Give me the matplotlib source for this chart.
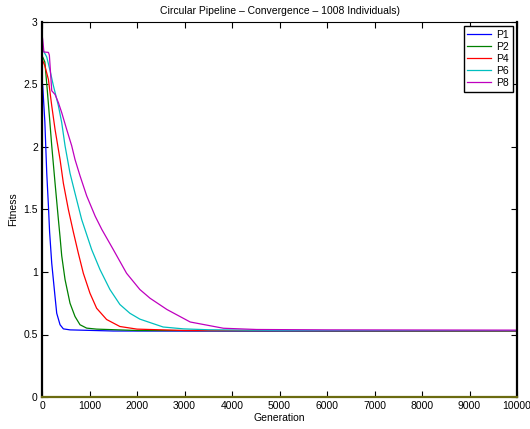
import matplotlib
matplotlib.use("Agg")
import matplotlib.pyplot as plt

plt.rcParams['font.family'] = ['Liberation Sans', 'DejaVu Sans']

title = "Circular Pipeline \u2013 Convergence \u2013 1008 Individuals)"
labels = ["P1", "P2", "P4", "P6", "P8"]
colors = ["#0000ff", "#008000", "#ff0000", "#00bfbf", "#bf00bf"]

gen_p1 = [0, 15, 60, 100, 135, 160, 205, 275, 310, 380, 450, 590, 1500, 10000]
fit_p1 = [2.52, 2.49, 2.20, 1.79, 1.53, 1.32, 1.07, 0.80, 0.67, 0.578, 0.545, 0.537, 0.528, 0.525]

gen_p2 = [0, 15, 60, 110, 155, 205, 275, 345, 380, 415, 485, 590, 695, 800, 940, 1150, 2000, 10000]
fit_p2 = [2.70, 2.72, 2.68, 2.46, 2.25, 2.01, 1.71, 1.42, 1.28, 1.13, 0.94, 0.75, 0.644, 0.578, 0.551, 0.543, 0.532, 0.527]

gen_p4 = [0, 15, 60, 135, 205, 275, 380, 450, 555, 660, 765, 870, 1010, 1150, 1360, 1640, 2000, 3000, 10000]
fit_p4 = [2.66, 2.69, 2.65, 2.54, 2.33, 2.14, 1.90, 1.71, 1.50, 1.32, 1.15, 0.99, 0.83, 0.71, 0.62, 0.564, 0.543, 0.532, 0.528]

gen_p6 = [0, 15, 100, 170, 240, 345, 415, 485, 590, 695, 835, 905, 1045, 1220, 1430, 1640,
          1850, 2060, 2550, 2980, 3500, 5000, 10000]
fit_p6 = [2.81, 2.78, 2.72, 2.61, 2.49, 2.33, 2.195, 2.01, 1.79, 1.63, 1.42, 1.34, 1.18, 1.02, 0.86, 0.74,
          0.67, 0.623, 0.56, 0.545, 0.538, 0.532, 0.530]

gen_p8 = [0, 15, 40, 135, 155, 205, 275, 345, 415, 520, 625, 695, 800, 940, 1120, 1260, 1500,
          1780, 2060, 2275, 2630, 3120, 3820, 4520, 6000, 10000]
fit_p8 = [2.90, 2.86, 2.76, 2.757, 2.735, 2.45, 2.42, 2.355, 2.275, 2.14, 2.01, 1.90, 1.77, 1.61, 1.446, 1.34, 1.18,
          0.99, 0.86, 0.79, 0.70, 0.60, 0.55, 0.540, 0.537, 0.535]

series = [(gen_p1, fit_p1), (gen_p2, fit_p2), (gen_p4, fit_p4), (gen_p6, fit_p6), (gen_p8, fit_p8)]

xticks = [0, 1000, 2000, 3000, 4000, 5000, 6000, 7000, 8000, 9000, 10000]
yticks = [0, 0.5, 1, 1.5, 2, 2.5, 3]
ytick_labels = ["0", "0.5", "1", "1.5", "2", "2.5", "3"]

fig = plt.figure(figsize=(5.30, 4.29), dpi=100)
ax = fig.add_axes([42/530, 32/429, (517-42)/530, (397-22)/429])

for (g, f), lab, c in zip(series, labels, colors):
    ax.plot(g, f, color=c, lw=0.9, label=lab)

ax.set_xlim(0, 10000)
ax.set_ylim(0, 3)
ax.set_xticks(xticks)
ax.set_xticklabels([str(t) for t in xticks])
ax.set_yticks(yticks)
ax.set_yticklabels(ytick_labels)
ax.tick_params(direction='in', length=4, width=0.8, top=True, right=True,
               labelsize=7.5, pad=3)
for s in ['left', 'right']:
    ax.spines[s].set_linewidth(1.6)
ax.spines['top'].set_linewidth(0.8)
ax.spines['bottom'].set_linewidth(1.6)
ax.spines['bottom'].set_color('#6b6b10')

ax.set_title(title, fontsize=7.5, pad=6)
ax.set_xlabel("Generation", fontsize=7.5, labelpad=1)
ax.set_ylabel("Fitness", fontsize=7.5, labelpad=4)

leg = ax.legend(loc='upper right', fontsize=7.5, handlelength=2.3,
                labelspacing=0.2, borderpad=0.35, borderaxespad=0.4,
                handletextpad=0.5, fancybox=False, framealpha=1)
leg.get_frame().set_edgecolor('black')
leg.get_frame().set_linewidth(1.0)

fig.savefig("out.png", dpi=100)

-----

OBJECTIVE:
Exactly as written, please give again the lines from the beginning of the listing through the line containing "ax.plot(g, f, color=c, lw=0.9, label=lab)", inclusive, without any pictures.

FINISHED EXERCISE:
Give me the matplotlib source for this chart.
import matplotlib
matplotlib.use("Agg")
import matplotlib.pyplot as plt

plt.rcParams['font.family'] = ['Liberation Sans', 'DejaVu Sans']

title = "Circular Pipeline \u2013 Convergence \u2013 1008 Individuals)"
labels = ["P1", "P2", "P4", "P6", "P8"]
colors = ["#0000ff", "#008000", "#ff0000", "#00bfbf", "#bf00bf"]

gen_p1 = [0, 15, 60, 100, 135, 160, 205, 275, 310, 380, 450, 590, 1500, 10000]
fit_p1 = [2.52, 2.49, 2.20, 1.79, 1.53, 1.32, 1.07, 0.80, 0.67, 0.578, 0.545, 0.537, 0.528, 0.525]

gen_p2 = [0, 15, 60, 110, 155, 205, 275, 345, 380, 415, 485, 590, 695, 800, 940, 1150, 2000, 10000]
fit_p2 = [2.70, 2.72, 2.68, 2.46, 2.25, 2.01, 1.71, 1.42, 1.28, 1.13, 0.94, 0.75, 0.644, 0.578, 0.551, 0.543, 0.532, 0.527]

gen_p4 = [0, 15, 60, 135, 205, 275, 380, 450, 555, 660, 765, 870, 1010, 1150, 1360, 1640, 2000, 3000, 10000]
fit_p4 = [2.66, 2.69, 2.65, 2.54, 2.33, 2.14, 1.90, 1.71, 1.50, 1.32, 1.15, 0.99, 0.83, 0.71, 0.62, 0.564, 0.543, 0.532, 0.528]

gen_p6 = [0, 15, 100, 170, 240, 345, 415, 485, 590, 695, 835, 905, 1045, 1220, 1430, 1640,
          1850, 2060, 2550, 2980, 3500, 5000, 10000]
fit_p6 = [2.81, 2.78, 2.72, 2.61, 2.49, 2.33, 2.195, 2.01, 1.79, 1.63, 1.42, 1.34, 1.18, 1.02, 0.86, 0.74,
          0.67, 0.623, 0.56, 0.545, 0.538, 0.532, 0.530]

gen_p8 = [0, 15, 40, 135, 155, 205, 275, 345, 415, 520, 625, 695, 800, 940, 1120, 1260, 1500,
          1780, 2060, 2275, 2630, 3120, 3820, 4520, 6000, 10000]
fit_p8 = [2.90, 2.86, 2.76, 2.757, 2.735, 2.45, 2.42, 2.355, 2.275, 2.14, 2.01, 1.90, 1.77, 1.61, 1.446, 1.34, 1.18,
          0.99, 0.86, 0.79, 0.70, 0.60, 0.55, 0.540, 0.537, 0.535]

series = [(gen_p1, fit_p1), (gen_p2, fit_p2), (gen_p4, fit_p4), (gen_p6, fit_p6), (gen_p8, fit_p8)]

xticks = [0, 1000, 2000, 3000, 4000, 5000, 6000, 7000, 8000, 9000, 10000]
yticks = [0, 0.5, 1, 1.5, 2, 2.5, 3]
ytick_labels = ["0", "0.5", "1", "1.5", "2", "2.5", "3"]

fig = plt.figure(figsize=(5.30, 4.29), dpi=100)
ax = fig.add_axes([42/530, 32/429, (517-42)/530, (397-22)/429])

for (g, f), lab, c in zip(series, labels, colors):
    ax.plot(g, f, color=c, lw=0.9, label=lab)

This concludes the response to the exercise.